'It would not be commercially viable': Alnwick park and ride feasibility study results
A study has concluded that a park and ride scheme for Alnwick is not commercially viable.
The idea of a seasonal park and ride to help cope with the summer influx of visitors was explored at the request of Northumberland County Council.
A feasibility study carried out by AECOM concludes: “The results of the appraisal suggest that the park and ride site would be unlikely to deliver revenue from the bus service to cover the operational costs of the service.
“Intervention from Northumberland County Council in the form of parking charges within Alnwick would deliver additional revenue, but this would come with increased cost in terms of enforcement of parking charges.
“It is also likely to be met with some resistance from current car park users who do not pay to park, and therefore could result in a loss of trade to the area.”
The findings of the study, commissioned on the back of a car parking action plan developed last year, were discussed by Alnwick Town Council.
Clerk Bill Batey said: “A number of sites have been looked at around the town.
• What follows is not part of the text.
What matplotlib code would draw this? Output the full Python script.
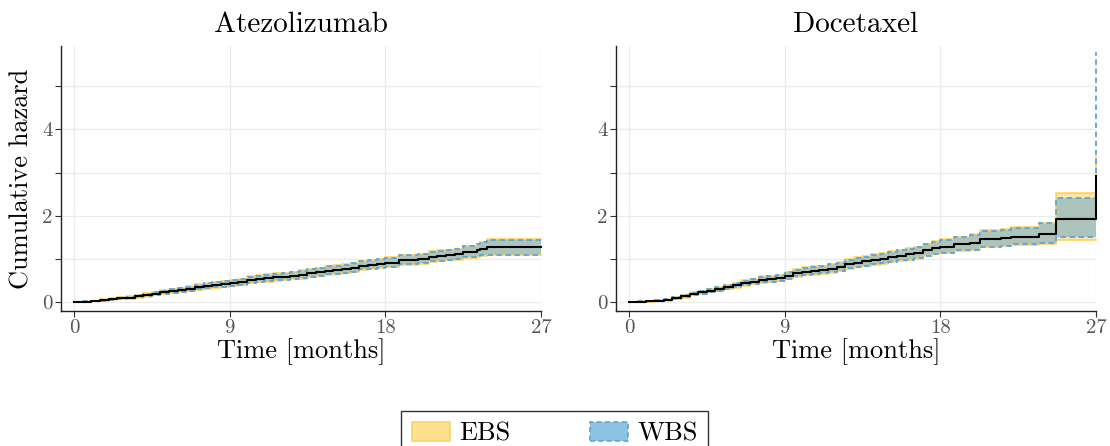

The costs of putting a brand new park and ride have been established along with the costs of using an existing car park, in this case the one at the Hog’s Head, and the revenue costs have also been looked at.
“It appears that to run one bus costs in the region of £300. It is suggested the minimum to operate a park and ride would be two buses, so £600 a day.
“Various scenarios were then worked through, looking at the costs of the scheme and car parking charges in the town, but essentially the conclusion is that unless the bus is free and there are car parking charges in the town then there isn’t going to be any incentive for people to use the park and ride and the overall conclusion is that it would not be commercially viable.
“I think it’s a conclusion that a lot of us would probably have come up with.”
Coun Gordon Castle commented: “It would be a bit absurd to have parking charges to make the introduction of a park and ride scheme more cost effective. It would be a bit insane.”
Coun Martin Swinbank remarked that there was no information in the study to reveal how many people would have to use the service to make it viable.
The study assessed that a site on the Lionheart Enterprise Park was the best location for a new park and ride. This could accommodate 250 vehicles at an estimated cost of £2.7million.
A shared car park at the Hog’s Head Inn, which has 130 spaces, would cost an estimated £480,000 to deliver. The study notes there is undeveloped land next to this site which could be used to create additional capacity if there was demand.
The study concludes: “Whilst the appraisal work undertaken suggests the park and ride site would not be commercially viable, it does not account for the benefits marketing of a park and ride site could bring, particularly when the targeted audience is tourists, who will not be familiar with the car parking facilities currently available within the centre of Alnwick.”